A. The program is targeted to mid-career folks who work in an archival setting or who are archives adjacent, such as a records manager, or an exhibitions curator, or a consultant. Typically, a cohort member has a degree in information science or public history, with an emphasis on archival studies, but there are also cohort members who have degrees from a wide variety of disciplines. They do need to be working in a cultural heritage setting and be energized by and committed to transforming archives and archivists, whatever that may mean to them.
Our application process will depart from previous practices and has been informed by considerations of how to remove barriers for applicants, and how to attract more BIPOC individuals and candidates with a variety of lived experiences.
Q. Anything else you’d like to add?
A. ALI has been around since 2008, when it launched at the University of Wisconsin–Madison.

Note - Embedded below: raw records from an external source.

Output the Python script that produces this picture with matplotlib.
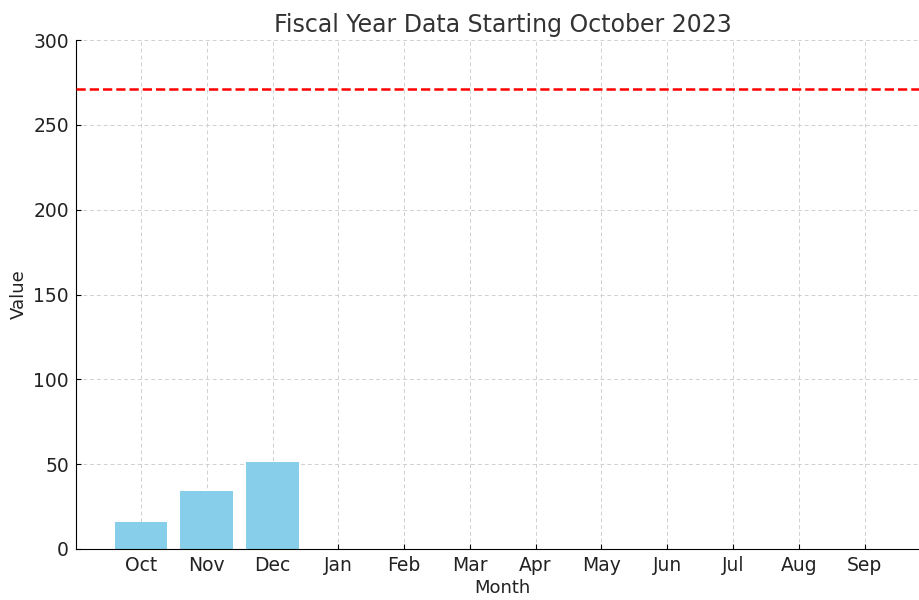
import matplotlib.pyplot as plt

months = ["Oct", "Nov", "Dec", "Jan", "Feb", "Mar", "Apr", "May", "Jun", "Jul", "Aug", "Sep"]
values = [15.7, 34.4, 51.1, 0, 0, 0, 0, 0, 0, 0, 0, 0]
target = 271.5

fig = plt.figure(figsize=(9.2, 6), dpi=100)
ax = fig.add_axes([0.0825, 0.085, 0.928, 0.848])

ax.bar(months, values, color="skyblue", width=0.8, zorder=2)
ax.axhline(target, color="red", linestyle="--", linewidth=1.8, zorder=3)

ax.set_ylim(0, 300)
ax.set_title("Fiscal Year Data Starting October 2023", fontsize=17, color="#333333")
ax.set_xlabel("Month", fontsize=13, color="#222222", labelpad=3)
ax.set_ylabel("Value", fontsize=13, color="#222222")
ax.tick_params(direction="in", labelsize=13.5, labelcolor="#222222", pad=5)
ax.grid(True, linestyle=(0, (4, 3)), color="#d0d0d0", linewidth=0.7, zorder=0)
ax.set_axisbelow(True)
ax.spines["top"].set_visible(False)
ax.spines["right"].set_visible(False)

fig.savefig("out.png", dpi=100)
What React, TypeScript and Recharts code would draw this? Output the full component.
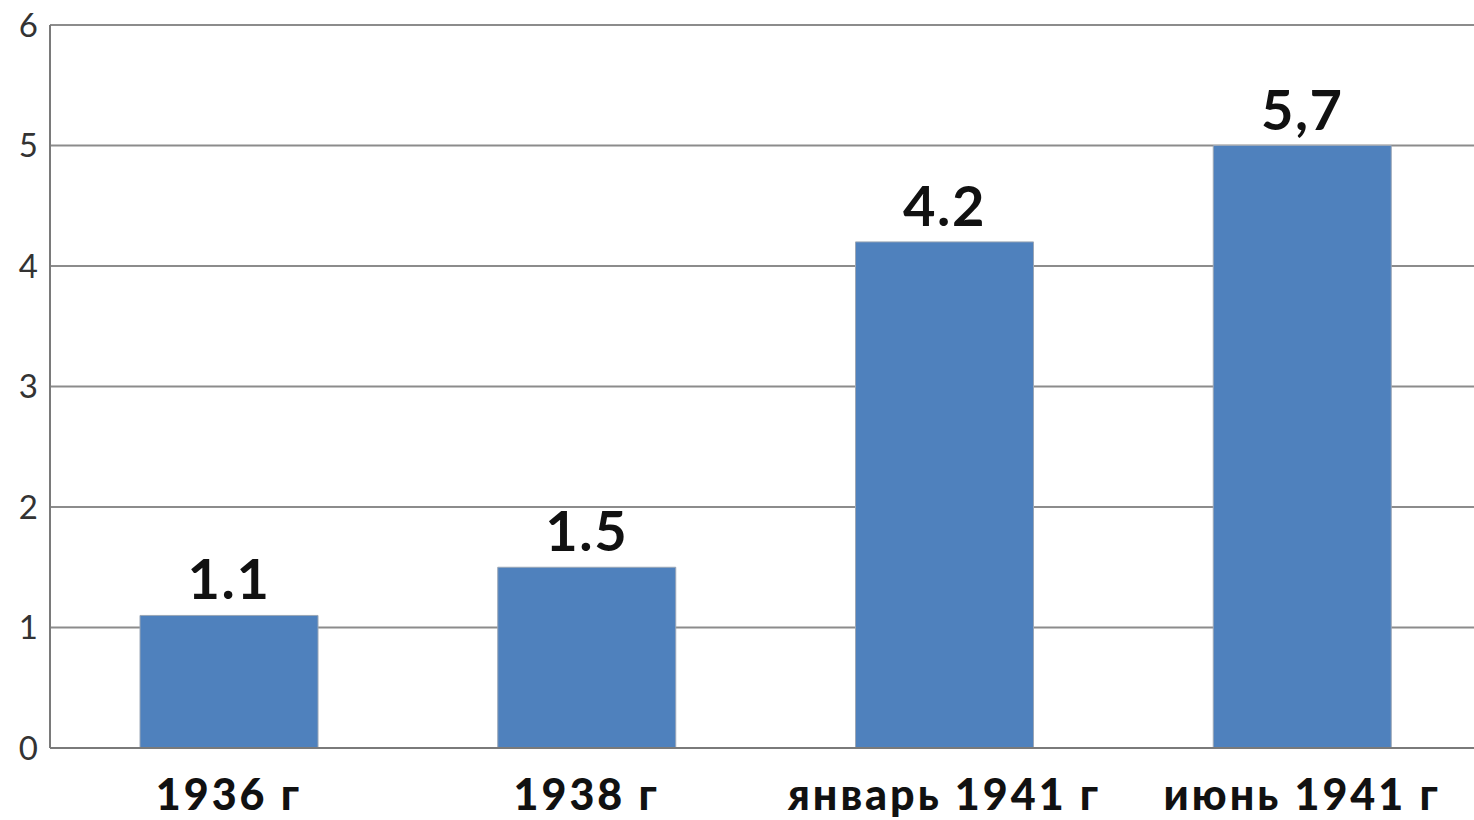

Other institutions that have hosted include Luther College (in Decorah, Iowa), Berea College (in Berea, Kentucky), and most recently Purdue University. The cohort model of an intensive works really well in smaller communities and on a college campus because of the on-campus housing, which brings folks together.
I was a member of the 2010 cohort in Madison. I was also a steering committee member for ALI@Luther and ALI@Berea. I’m the director of the program and have a wonderful advisory/steering committee: Steven Booth, Audra Eagle Yun, and Petrina Jackson (who worked at UVA as the Instruction Librarian in Special Collections).
This is the only leadership institute for archivists designed by archivists. In that regard, there is a lot of prestige attached to it, and high visibility and interest. We have designed the leadership curriculum to be intensive and challenging, just as the University’s landscape carries intensity and challenges for those who walk through it.